Block prints are the star of the show.

Taylor Hickey, who received her MFA in Printmaking from the University of Massachusetts Dartmouth in 2021, displays block prints in their usual two-dimensional, wall-mounted format as well as printed matter that has been manipulated into three-dimensional forms such as sculpture and art books.

The recurrent theme throughout Hickey’s work is the cosmos itself. The graphic black-and-white starkness of her prints lends itself to an exploration of the macroscopic, as in “Tessellation 1,”  in which the blackness of space is bespotted with bright white novas.

"Tessellation 2," by Taylor Hickey.
"Tessellation 2," by Taylor Hickey.

“Tessellation 2” features a jet black night sky, which reverberates with mystery and myth. It may be my susceptibility to pareidolia but I see the skull of a bull and the angry grimace of an extraterrestrial wraith.

Hickey displays several artists' books, including “Black Hole Blues,” an expanding accordion book with a perfectly circular hole that travels through it. Displayed within a case, with its pages opened for viewing, is another book, an ode to the moons of the Milky Way and their relationships with the respective planets they orbit.

"Black Hole Blues," by Taylor Hickey.
"Black Hole Blues," by Taylor Hickey.

Little Compton, Rhode Island artist Janie Kinnane’s block prints are far more terrestrial but they are no less fueled with a palpable sense of wonder. At 90’” across, “Bumper,” a magnificently rendered image of a blue whale, is a testament to her skill set as both illustrator and printmaker.

"Bumper," by Janie Kinnane (detail).
"Bumper," by Janie Kinnane (detail).

As Hickey pays homage to the magnificence of the heavens, Kinnane honors the majesty of the denizens of the deep.

"Copious," by Janie Kinnane.
"Copious," by Janie Kinnane.

In “Copious,” Kinnane offers up a marine menagerie that includes a tuna, lobster, crab, flounder and more and her title speaks to the abundance and resilience of the sea. “Iris” is a rich and greatly detailed print that asks the viewer to consider the beauty of the everyday.

"Ashes of Innocence," by Aurora Hayden.
"Ashes of Innocence," by Aurora Hayden.

The high school student artists displayed prints that show great promise.

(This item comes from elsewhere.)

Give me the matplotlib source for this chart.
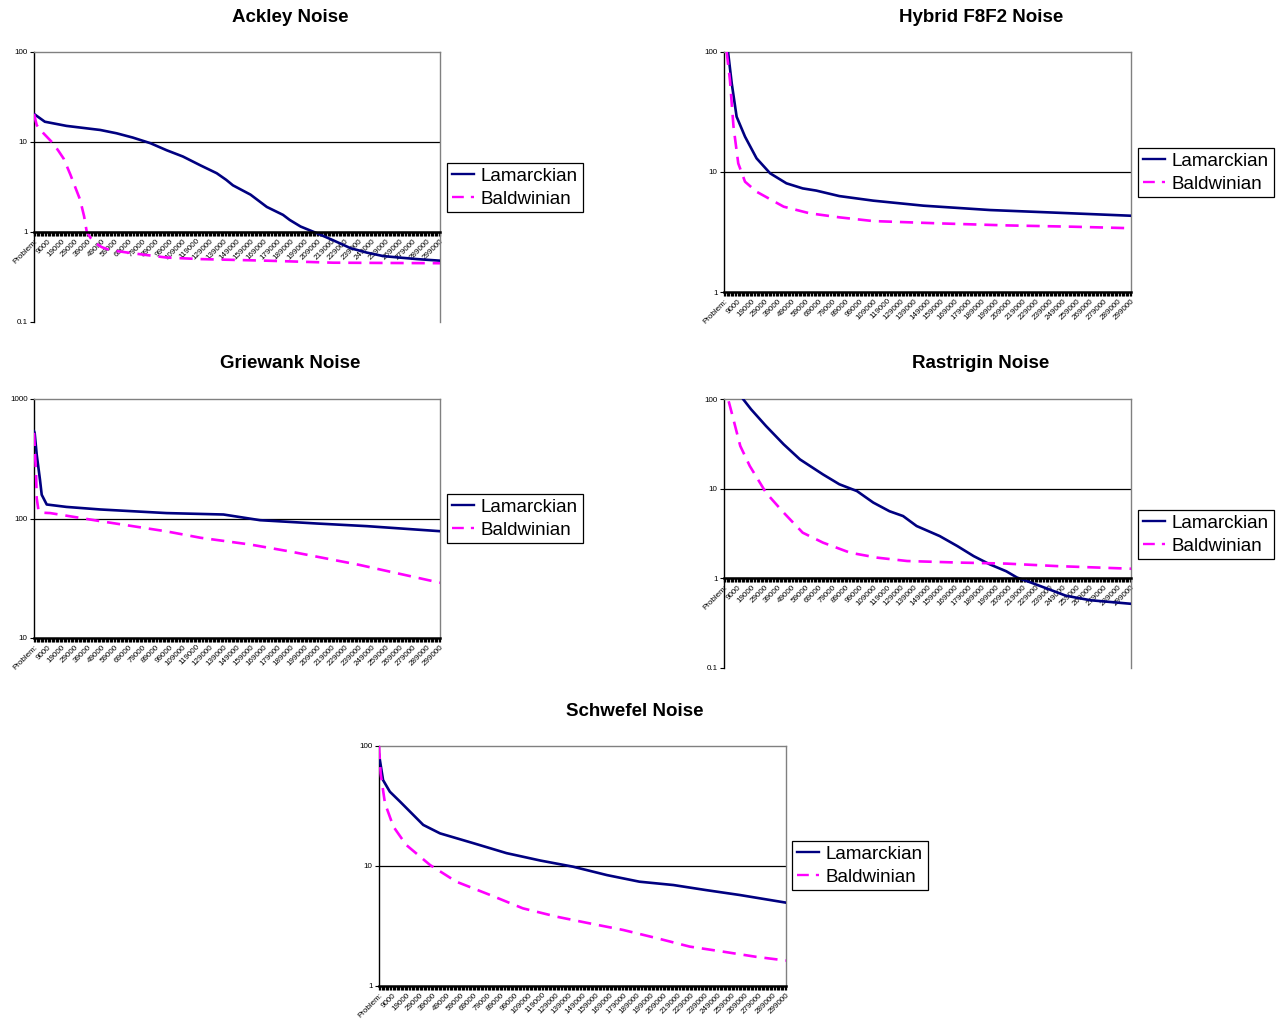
import matplotlib
matplotlib.use("Agg")
import matplotlib.pyplot as plt
from matplotlib.ticker import FixedLocator, FixedFormatter, NullLocator

plt.rcParams['font.family'] = ['Liberation Sans', 'DejaVu Sans']

W, H = 1278, 1027

# ---------------- data (x = category index, 0 = "Problem:", 10 = "9000", ...) -------------
tick_labels = ["Problem:", "9000", "19000", "29000", "39000", "49000", "59000", "69000",
               "79000", "89000", "99000", "109000", "119000", "129000", "139000", "149000",
               "159000", "169000", "179000", "189000", "199000", "209000", "219000", "229000",
               "239000", "249000", "259000", "269000", "279000", "289000", "299000"]
tick_pos = [0, 10, 20, 30, 40, 50, 60, 70, 80, 90, 100, 110, 120, 130, 140, 150,
            160, 170, 180, 190, 200, 210, 220, 230, 240, 250, 260, 270, 280, 290, 300]
n_categories = 301

ackley_lam_x = [0, 8, 24, 49, 61, 73, 86, 98, 110, 123, 135, 142, 147, 160, 172, 184, 189,
                197, 209, 221, 234, 246, 258, 270, 283, 300]
ackley_lam_y = [20.5, 16.8, 15.1, 13.6, 12.5, 11.2, 9.7, 8.1, 6.9, 5.5, 4.5, 3.8, 3.3, 2.6,
                1.9, 1.55, 1.36, 1.15, 0.97, 0.81, 0.66, 0.59, 0.54, 0.52, 0.50, 0.48]
ackley_bal_x = [0, 2, 7, 14, 18, 22, 27, 31, 34, 37, 39, 42, 45, 50, 56, 73, 98, 123, 172,
                221, 300]
ackley_bal_y = [20.5, 15.4, 12.5, 9.7, 8.0, 6.5, 4.3, 3.0, 2.3, 1.5, 1.0, 0.85, 0.76,
                0.68, 0.63, 0.58, 0.52, 0.50, 0.48, 0.456, 0.45]

hybrid_lam_x = [0, 3, 5.7, 9.3, 15.5, 24, 34, 46, 58, 68, 85, 110, 147, 196, 245, 300]
hybrid_lam_y = [170, 100, 54.8, 28.9, 19.7, 13.0, 9.75, 8.05, 7.3, 7.0, 6.3, 5.77, 5.24,
                4.82, 4.58, 4.32]
hybrid_bal_x = [0, 2, 4.4, 7, 10.5, 15.5, 24, 44, 63, 85, 110, 159, 208, 257, 300]
hybrid_bal_y = [150, 100, 58, 23.9, 11.8, 8.3, 6.85, 5.14, 4.53, 4.19, 3.9, 3.73, 3.59,
                3.5, 3.4]

griewank_lam_x = [0, 0.5, 2, 4.4, 5.7, 9.4, 24, 49, 98, 140, 167, 209, 246, 300]
griewank_lam_y = [537, 520, 343, 212, 158, 131, 125, 119, 111, 108, 96.8, 90.8, 86.3, 78.3]
griewank_bal_x = [0, 1.5, 2, 3.2, 5, 12, 49, 98, 123, 160, 189, 240, 300]
griewank_bal_y = [521, 240, 148, 119, 112, 111, 95, 78, 69, 60.5, 53, 41, 29]

rastrigin_lam_x = [0, 14, 20, 31, 44, 56, 73, 85, 98, 110, 122, 132, 142, 159, 172, 184,
                   196, 208, 216, 226, 240, 252, 270, 300]
rastrigin_lam_y = [250, 100, 76.6, 49.9, 31.2, 21.2, 14.4, 11.2, 9.4, 7.0, 5.6, 4.95, 3.83,
                   2.96, 2.29, 1.77, 1.43, 1.2, 1.02, 0.9, 0.75, 0.64, 0.57, 0.52]
rastrigin_bal_x = [0, 3, 5.7, 12, 19, 31, 44, 58, 73, 93, 113, 135, 172, 208, 245, 300]
rastrigin_bal_y = [160, 100, 70, 29.9, 17.9, 9.0, 5.4, 3.23, 2.5, 1.93, 1.70, 1.56, 1.5,
                   1.46, 1.37, 1.28]

schwefel_lam_x = [0, 3, 8, 15.5, 32.6, 45, 69.5, 94, 119, 143, 168, 192, 217, 241, 266, 300]
schwefel_lam_y = [85, 52, 41.6, 34.4, 22, 18.7, 15.5, 12.8, 11.1, 9.87, 8.4, 7.4, 6.94,
                  6.3, 5.73, 4.95]
schwefel_bal_x = [0, 1.2, 4.4, 10.6, 20, 37.6, 57, 82, 106, 131, 155, 180, 205, 229, 254,
                  278, 300]
schwefel_bal_y = [100, 59, 33.3, 21.3, 15, 10.2, 7.4, 5.73, 4.44, 3.78, 3.33, 2.93, 2.5,
                  2.13, 1.93, 1.75, 1.63]

series_names = ["Lamarckian", "Baldwinian"]
lam_color = "#000080"
bal_color = "#FF00FF"

# ---------------- layout (pixels) -------------
panels = [
    ("Ackley Noise", (34, 52, 440, 322), (0.1, 100), [0.1, 1, 10, 100], 1,
     (290, 18), (447, 163), ackley_lam_x, ackley_lam_y, ackley_bal_x, ackley_bal_y),
    ("Hybrid F8F2 Noise", (724, 52, 1131, 292), (1, 100), [1, 10, 100], None,
     (981, 18), (1138, 148), hybrid_lam_x, hybrid_lam_y, hybrid_bal_x, hybrid_bal_y),
    ("Griewank Noise", (34, 399, 440, 638), (10, 1000), [10, 100, 1000], None,
     (290, 364), (447, 494), griewank_lam_x, griewank_lam_y, griewank_bal_x, griewank_bal_y),
    ("Rastrigin Noise", (724, 399, 1131, 668), (0.1, 100), [0.1, 1, 10, 100], 1,
     (981, 364), (1138, 510), rastrigin_lam_x, rastrigin_lam_y, rastrigin_bal_x, rastrigin_bal_y),
    ("Schwefel Noise", (379, 746, 786, 986), (1, 100), [1, 10, 100], None,
     (635, 711), (792, 841), schwefel_lam_x, schwefel_lam_y, schwefel_bal_x, schwefel_bal_y),
]

fig = plt.figure(figsize=(W / 100, H / 100), dpi=100)
fig.patch.set_facecolor("white")

for (title, (l, t, r, b), ylim, yticks, cross, tpos, lpos,
     lx, ly, bx, by) in panels:
    ax = fig.add_axes([l / W, 1 - b / H, (r - l) / W, (b - t) / H])
    ax.set_yscale("log")
    ax.set_ylim(*ylim)
    ax.set_xlim(0, n_categories - 1)

    for v in yticks[1:-1]:
        ax.axhline(v, color="black", lw=0.9, zorder=1)

    ax.plot(lx, ly, color=lam_color, lw=1.9, solid_joinstyle="round", zorder=3,
            label=series_names[0])
    ax.plot(bx, by, color=bal_color, lw=1.9, dashes=(5, 3), zorder=3,
            label=series_names[1])

    for s in ("top", "right"):
        ax.spines[s].set_color("#808080")
        ax.spines[s].set_linewidth(1.0)
    ax.spines["left"].set_color("black")
    ax.spines["left"].set_linewidth(1.0)
    ax.spines["bottom"].set_color("black")
    ax.spines["bottom"].set_linewidth(1.8)
    if cross is not None:
        ax.spines["bottom"].set_position(("data", cross))
    ax.spines["bottom"].set_zorder(4)

    ax.yaxis.set_major_locator(FixedLocator(yticks))
    ax.yaxis.set_major_formatter(FixedFormatter([("%g" % v) for v in yticks]))
    ax.yaxis.set_minor_locator(NullLocator())
    ax.tick_params(axis="y", which="major", direction="out", length=3, width=0.8,
                   labelsize=5.8, pad=1.5, colors="black")

    ax.xaxis.set_major_locator(FixedLocator(tick_pos))
    ax.xaxis.set_major_formatter(FixedFormatter(tick_labels))
    ax.xaxis.set_minor_locator(FixedLocator(list(range(n_categories))))
    ax.tick_params(axis="x", which="both", direction="out", length=3, width=0.9,
                   colors="black", labelsize=5.8, pad=1)
    for lab in ax.get_xticklabels():
        lab.set_rotation(45)
        lab.set_ha("right")
        lab.set_va("top")
        lab.set_rotation_mode("anchor")

    fig.text(tpos[0] / W, 1 - tpos[1] / H, title, ha="center", va="center",
             fontsize=13.5, fontweight="bold")

    leg = ax.legend(loc="upper left", bbox_to_anchor=(lpos[0] / W, 1 - lpos[1] / H),
                    bbox_transform=fig.transFigure, borderaxespad=0, frameon=True,
                    fancybox=False, edgecolor="black", framealpha=1, fontsize=13.5,
                    handlelength=1.2, handletextpad=0.35, borderpad=0.25,
                    labelspacing=0.3)
    leg.get_frame().set_linewidth(0.9)
    for h in leg.get_lines():
        h.set_linewidth(1.7)

fig.savefig("out.png", dpi=100, facecolor="white")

Among them are Aurora Hayden with her “Ashes of Innocence,” in which a big-eyed waif peers out from a hole against a background field that mimics rows of 35mm film negatives; and Joanne Huang, who presented “Oh, the Human Race!,” a collaged work of printed elements (happy people in green, purple, pink and more) and bits of yarn and mesh and crumpled translucent paper.

"Oh, the Human Race!" by Joanne Huang.
"Oh, the Human Race!" by Joanne Huang.

Peyton Wolfe’s “Moving On” is a rather intriguing print. A bright blue-furred wolf, with his skeleton in clear view, as if by X-ray, walks away from another dead wolf, gray-black in hue.

"Moving On," by Peyton Wolfe.
"Moving On," by Peyton Wolfe.

My first thought was that the blue wolf had killed the gray-black wolf and was lurking away.

But in retrospect, I think they are the same wolf. The gray-black one is but a carcass, the blue one is “moving on” to the next plane of existence.

“The New Printmakers” is on display at the Marion Art Center, 80 Pleasant St., Marion, through March 24.